··· Data extract
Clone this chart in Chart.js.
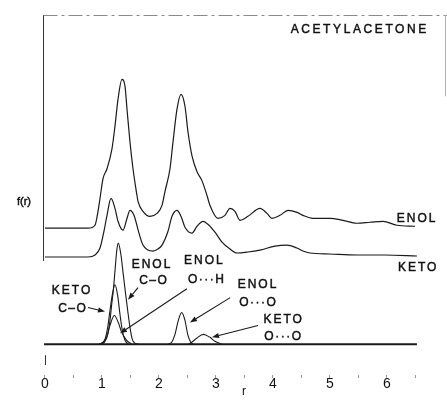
<!DOCTYPE html>
<html><head><meta charset="utf-8">
<script src="https://cdn.jsdelivr.net/npm/chart.js@4/dist/chart.umd.min.js"></script>
<style>html,body{margin:0;padding:0;background:#fff;}#wrap{width:447px;height:405px;}</style>
</head><body><div id="wrap"><canvas id="c" width="447" height="405"></canvas></div>
<script>
// ---- data (r in Å, f(r) in arbitrary units; curves offset as in the figure) ----
const tickValues = [0,0.5,1,1.5,2,2.5,3,3.5,4,4.5,5,5.5,6,6.5];
const tickLabels = ['0','','1','','2','','3','','4','','5','','6',''];

const enolR = [0,0.754,0.877,0.930,0.965,1.018,1.088,1.175,1.228,1.281,1.351,1.404,1.439,1.491,1.544,1.614,1.632,1.719,1.842,1.965,2.053,2.105,2.193,2.246,2.316,2.386,2.456,2.509,2.579,2.667,2.754,2.842,2.895,3.035,3.158,3.246,3.333,3.421,3.561,3.772,3.895,3.982,4.123,4.263,4.421,4.526,4.702,5.000,5.228,5.474,5.702,5.930,6.175,6.491];
const enolF = [117,117,120,134,147,167,177,197,220,247,267,260,237,204,177,150,144,134,129,132,140,154,177,204,237,252,240,214,190,174,165,150,140,127,130,137,134,125,129,137,132,127,130,135,133,130,127,127,125,122,123,124,120,119];

const ketoR = [0,0.754,0.877,0.965,1.035,1.088,1.158,1.228,1.281,1.368,1.439,1.491,1.561,1.649,1.719,1.807,1.895,1.982,2.053,2.158,2.228,2.316,2.386,2.456,2.579,2.667,2.772,2.877,2.982,3.105,3.246,3.368,3.561,3.772,4.035,4.246,4.421,4.526,4.649,5.000,5.474,5.965,6.526];
const ketoF = [88,88,90,97,114,130,147,137,124,115,127,135,130,112,100,95,94,96,100,114,129,135,129,118,112,119,124,120,113,103,96,92,93,95,99,100,97,94,92,91,90,90,89];

const enolCOR = [0.95,1.023,1.100,1.140,1.170,1.198,1.228,1.258,1.286,1.333,1.374,1.416,1.451,1.491,1.532,1.579,1.65];
const enolCOF = [0,1,10,24,40,54,74,94,102,90,70,50,34,17,5,1,0];

const ketoCOR = [0.95,0.995,1.053,1.100,1.140,1.181,1.228,1.275,1.316,1.356,1.404,1.461];
const ketoCOF = [0,1,5,17,34,50,60,49,30,14,4,0];

const enolOHR = [0.95,0.995,1.082,1.140,1.216,1.286,1.346,1.433,1.521];
const enolOHF = [0,1,7,19,29,22,12,4,0];

const enolOOR = [2.163,2.223,2.281,2.339,2.398,2.456,2.504,2.556,2.602];
const enolOOF = [0,2,10,24,32,24,10,2,0];

const ketoOOR = [2.514,2.574,2.661,2.777,2.895,2.982,3.100];
const ketoOOF = [0,2,6,10,7,3,0];

const baseR = [-0.018,6.526];
const baseF = [0,0];

// ---- build ----
const pts = (xs, ys) => xs.map((x,i)=>({x:x, y:ys[i]}));
const ink = '#1a1a1a';
function ds(xs, ys, w){
  return {data: pts(xs,ys), borderColor: ink, borderWidth: w||1.2, pointRadius:0,
          fill:false, cubicInterpolationMode:'monotone'};
}

const labels = [
  {t:'ACETYLACETONE', r:5.50, f:317, size:12, sp:2.6},
  {t:'ENOL', r:6.51, f:127, size:12, sp:2},
  {t:'KETO', r:6.53, f:77, size:12, sp:2},
  {t:'KETO', r:0.456, f:54, size:12, sp:2},
  {t:'C–O', r:0.474, f:36, size:12, sp:1.5},
  {t:'ENOL', r:1.86, f:80, size:12, sp:2},
  {t:'C–O', r:1.895, f:64.5, size:12, sp:1.5},
  {t:'ENOL', r:2.78, f:84, size:12, sp:2},
  {t:'O···H', r:2.825, f:65, size:12, sp:1.5},
  {t:'ENOL', r:3.72, f:60, size:12, sp:2},
  {t:'O···O', r:3.73, f:42, size:12, sp:1.5},
  {t:'KETO', r:4.17, f:25, size:12, sp:2},
  {t:'O···O', r:4.17, f:8, size:12, sp:1.5}
];
const arrows = [
  {r0:0.754, f0:37, r1:1.053, f1:33},
  {r0:1.632, f0:57, r1:1.456, f1:45},
  {r0:2.49, f0:56, r1:1.316, f1:11},
  {r0:3.25, f0:47, r1:2.544, f1:22},
  {r0:3.737, f0:19, r1:2.93, f1:7}
];

const deco = {
  id:'deco',
  afterDatasetsDraw(chart){
    const ctx = chart.ctx, xs = chart.scales.x, ys = chart.scales.y;
    const X = v=>xs.getPixelForValue(v), Y = v=>ys.getPixelForValue(v);
    ctx.save();
    // frame remnants: left axis and dashed top border
    ctx.strokeStyle = '#333'; ctx.lineWidth = 1;
    const lx = chart.chartArea.left + 0.5;
    ctx.beginPath(); ctx.moveTo(lx, Y(332)); ctx.lineTo(lx, Y(84)); ctx.stroke();
    ctx.beginPath(); ctx.moveTo(X(0)+0.5, Y(-11)); ctx.lineTo(X(0)+0.5, Y(-21)); ctx.stroke();
    ctx.strokeStyle = '#8a8a8a'; ctx.setLineDash([14,4,3,4]);
    ctx.beginPath(); ctx.moveTo(lx, Y(332)+0.5); ctx.lineTo(chart.width, Y(332)+0.5); ctx.stroke();
    ctx.setLineDash([]);
    ctx.strokeStyle = '#b0b0b0';
    ctx.beginPath(); ctx.moveTo(chart.chartArea.right+0.5, Y(332)); ctx.lineTo(chart.chartArea.right+0.5, Y(250)); ctx.stroke();
    // labels
    ctx.fillStyle = '#111'; ctx.strokeStyle = '#111'; ctx.lineWidth = 0.45;
    ctx.textAlign = 'center'; ctx.textBaseline = 'middle';
    labels.forEach(l=>{
      ctx.font = l.size + 'px "Liberation Sans", Arial, sans-serif';
      ctx.letterSpacing = l.sp + 'px';
      ctx.fillText(l.t, X(l.r) + l.sp/2, Y(l.f));
      ctx.strokeText(l.t, X(l.r) + l.sp/2, Y(l.f));
    });
    ctx.letterSpacing = '0px';
    ctx.font = '11px "Liberation Sans", Arial, sans-serif';
    ctx.fillText('f(r)', 24, Y(143));
    ctx.strokeText('f(r)', 24, Y(143));
    // arrows
    ctx.strokeStyle = ink; ctx.fillStyle = ink; ctx.lineWidth = 1.1;
    arrows.forEach(a=>{
      const x0=X(a.r0), y0=Y(a.f0), x1=X(a.r1), y1=Y(a.f1);
      const ang = Math.atan2(y1-y0, x1-x0), L = 7, W = 2.6;
      const bx = x1 - L*Math.cos(ang), by = y1 - L*Math.sin(ang);
      ctx.beginPath(); ctx.moveTo(x0,y0); ctx.lineTo(bx,by); ctx.stroke();
      ctx.beginPath(); ctx.moveTo(x1,y1);
      ctx.lineTo(bx + W*Math.sin(ang), by - W*Math.cos(ang));
      ctx.lineTo(bx - W*Math.sin(ang), by + W*Math.cos(ang));
      ctx.closePath(); ctx.fill();
    });
    ctx.restore();
  }
};

new Chart(document.getElementById('c'), {
  type:'line',
  data:{datasets:[
    ds(enolR, enolF), ds(ketoR, ketoF),
    ds(enolCOR, enolCOF, 1.1), ds(ketoCOR, ketoCOF, 1.1), ds(enolOHR, enolOHF, 1.1),
    ds(enolOOR, enolOOF, 1.1), ds(ketoOOR, ketoOOF, 1.1), ds(baseR, baseF, 1.8)
  ]},
  options:{
    responsive:false, animation:false, devicePixelRatio:1,
    layout:{padding:{left:43, right:2, top:15, bottom:0}},
    plugins:{legend:{display:false}, tooltip:{enabled:false}},
    scales:{
      x:{type:'linear', min:-0.035, max:7.018,
         afterBuildTicks(s){ s.ticks = tickValues.map(v=>({value:v})); },
         ticks:{autoSkip:false, maxRotation:0, padding:2, color:'#111',
                font:{size:14, family:'"Liberation Sans", Arial, sans-serif', lineHeight:0.6},
                callback:(v,i)=>tickLabels[i]},
         grid:{drawOnChartArea:false, tickLength:3, color:'#999', lineWidth:1},
         border:{display:false},
         title:{display:true, text:'r', color:'#111', padding:{top:0,bottom:11.6},
                font:{size:12, family:'"Liberation Sans", Arial, sans-serif', lineHeight:0.25}}},
      y:{display:false, min:-31, max:332}
    }
  },
  plugins:[deco]
});
</script></body></html>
······
Task directions => Only the lines from the start of the material through the line containing "enolCOF = [0,1,10,24,40,54,74,94,102,90,70,50,34,17,5,1,0];" should be transcribed. Pictures stay out.

Task response =>
Clone this chart in Chart.js.
<!DOCTYPE html>
<html><head><meta charset="utf-8">
<script src="https://cdn.jsdelivr.net/npm/chart.js@4/dist/chart.umd.min.js"></script>
<style>html,body{margin:0;padding:0;background:#fff;}#wrap{width:447px;height:405px;}</style>
</head><body><div id="wrap"><canvas id="c" width="447" height="405"></canvas></div>
<script>
// ---- data (r in Å, f(r) in arbitrary units; curves offset as in the figure) ----
const tickValues = [0,0.5,1,1.5,2,2.5,3,3.5,4,4.5,5,5.5,6,6.5];
const tickLabels = ['0','','1','','2','','3','','4','','5','','6',''];

const enolR = [0,0.754,0.877,0.930,0.965,1.018,1.088,1.175,1.228,1.281,1.351,1.404,1.439,1.491,1.544,1.614,1.632,1.719,1.842,1.965,2.053,2.105,2.193,2.246,2.316,2.386,2.456,2.509,2.579,2.667,2.754,2.842,2.895,3.035,3.158,3.246,3.333,3.421,3.561,3.772,3.895,3.982,4.123,4.263,4.421,4.526,4.702,5.000,5.228,5.474,5.702,5.930,6.175,6.491];
const enolF = [117,117,120,134,147,167,177,197,220,247,267,260,237,204,177,150,144,134,129,132,140,154,177,204,237,252,240,214,190,174,165,150,140,127,130,137,134,125,129,137,132,127,130,135,133,130,127,127,125,122,123,124,120,119];

const ketoR = [0,0.754,0.877,0.965,1.035,1.088,1.158,1.228,1.281,1.368,1.439,1.491,1.561,1.649,1.719,1.807,1.895,1.982,2.053,2.158,2.228,2.316,2.386,2.456,2.579,2.667,2.772,2.877,2.982,3.105,3.246,3.368,3.561,3.772,4.035,4.246,4.421,4.526,4.649,5.000,5.474,5.965,6.526];
const ketoF = [88,88,90,97,114,130,147,137,124,115,127,135,130,112,100,95,94,96,100,114,129,135,129,118,112,119,124,120,113,103,96,92,93,95,99,100,97,94,92,91,90,90,89];

const enolCOR = [0.95,1.023,1.100,1.140,1.170,1.198,1.228,1.258,1.286,1.333,1.374,1.416,1.451,1.491,1.532,1.579,1.65];
const enolCOF = [0,1,10,24,40,54,74,94,102,90,70,50,34,17,5,1,0];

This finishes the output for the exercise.